One important caveat is that GDPR’s stricter records-keeping provisions (Article 30) only apply to entities that employ more than 250 individuals. However, small businesses are still subject to GDPR regulations if they process “special categories of data,” such as race, religious beliefs, political views, sexual orientation, biometric data, and health records.

  1. Update public-facing terms of use and privacy policies

In conjunction with a company’s review of the data it holds and processes it has in place, companies should update their public-facing privacy policies to align with GDPR’s policy requirements.  From a compliance standpoint, having GDPR-compliant public-facing policies is an important way that companies can demonstrate good faith efforts to comply with GDPR requirements in advance of and/or shortly after the May 25th effective date arrives.

The following provide key GDPR requirements for privacy practices and policies:

Clarity: Privacy notices must be in clear language that a lay person can understand.

Names: Privacy notices must name all organizations that will have access to and/or process user data.

Transparency: Privacy notices for data processing must explain the explicit reason for the processing of a customer’s user data.

Unbundled consent: User consent for data collection must be separate and easily distinguishable from consent for other terms and conditions.

Affirmative opt-in: Consent to data processing must now result from affirmative opt-in procedures, precluding the former industry standard of pre-checked consent boxes. Along similar lines, companies must obtain new and affirmative consent from users who receive marketing emails in order for the company to continue sending out those emails.

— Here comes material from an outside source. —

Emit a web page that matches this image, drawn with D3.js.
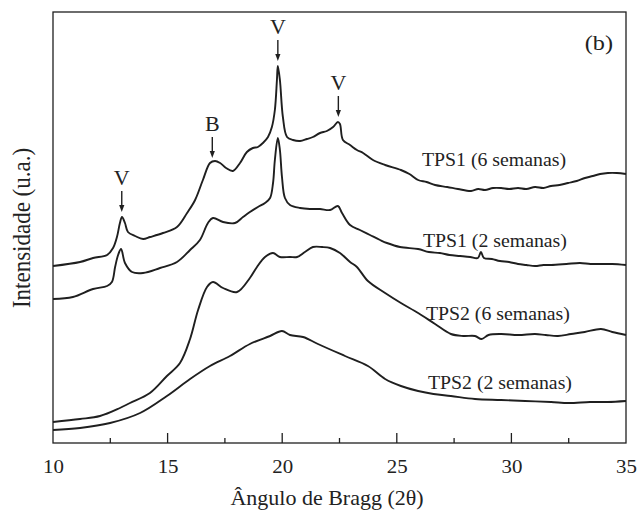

Accommodate new digital rights created by GDPR

Right to be forgotten: Companies must allow users to request to erase or modify their data, so long as the consumer’s privacy interest is greater than the public interest for keeping the data.

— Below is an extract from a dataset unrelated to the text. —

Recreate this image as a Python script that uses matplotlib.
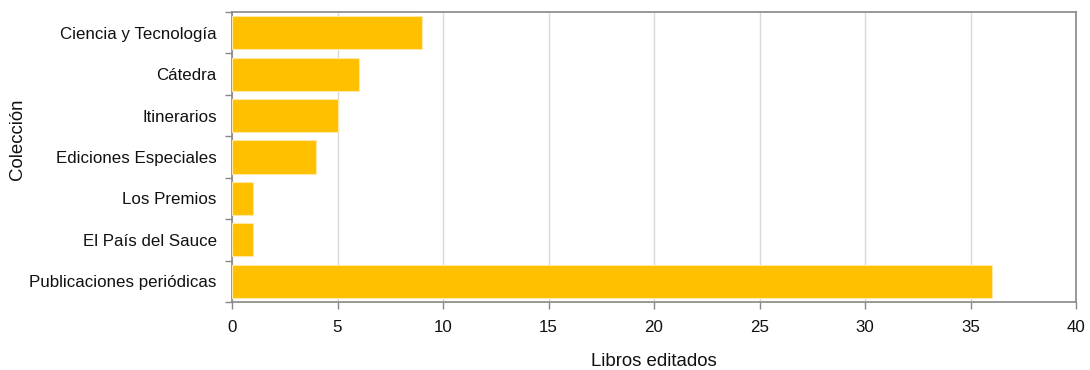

Right for access and right for accountability: Companies must allow users to view the data that companies have on them and correct inaccuracies, respectively.

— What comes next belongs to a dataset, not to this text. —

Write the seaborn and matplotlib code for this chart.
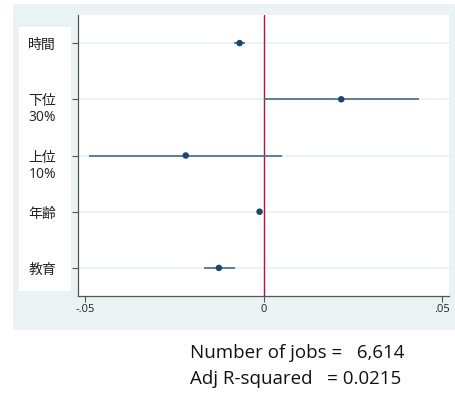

Right for breach notification: Companies must alert customers within 72 hours if their data has been breached in a way that can cause “risk to the rights and freedoms” of EU-based data subjects.

Right to data portability: Companies must supply users with the ability to virtually send the data that the company collects on them to a different business, trusted third party, or the user themselves when “technically feasible.”

  1. Update Internal Policies and Organizational Measures

 In addition to updating public-facing policies, companies should also put into place internal policies and mechanisms for managing data and responding to potential security breaches.  Companies not only need to have “appropriate technical and organizational measures” in place to comply with the GDPR, but companies will also have to respond quickly (within 72 hours) of potential data security breaches.

Planning for the how to respond to customer requests to operationalize their rights will require substantial customer service and IT expertise.

  1. Update Vendor Contracts

Not only does the GDPR impact companies that collect data, but it also impacts a company’s subcontractors and vendors who are tasked with processing data on a company’s behalf.  In other words, if Company A collects personal information from its users (such as email addresses), and Company B processes that data for marketing purposes, for example, then Company B must be compliant with the GDPR as well.  More importantly, Company A is ultimately responsible for Company B’s compliance practices.

Because of this, companies may need to update their existing contracts with their vendors who receive and/or process personal data to ensure each vendor is also fulfilling its obligations under the GDPR.

Where do we go from here?

Ultimately, the above is not an exhaustive list of steps that companies must take to become fully compliant with the GDPR.  However, by taking such steps, a company can at least demonstrate that it is making good faith efforts to comply with the GDPR.  And, over the next several months and even years, companies can continue to build-out their processes to achieve (or attempt in good faith to achieve) GDPR compliance.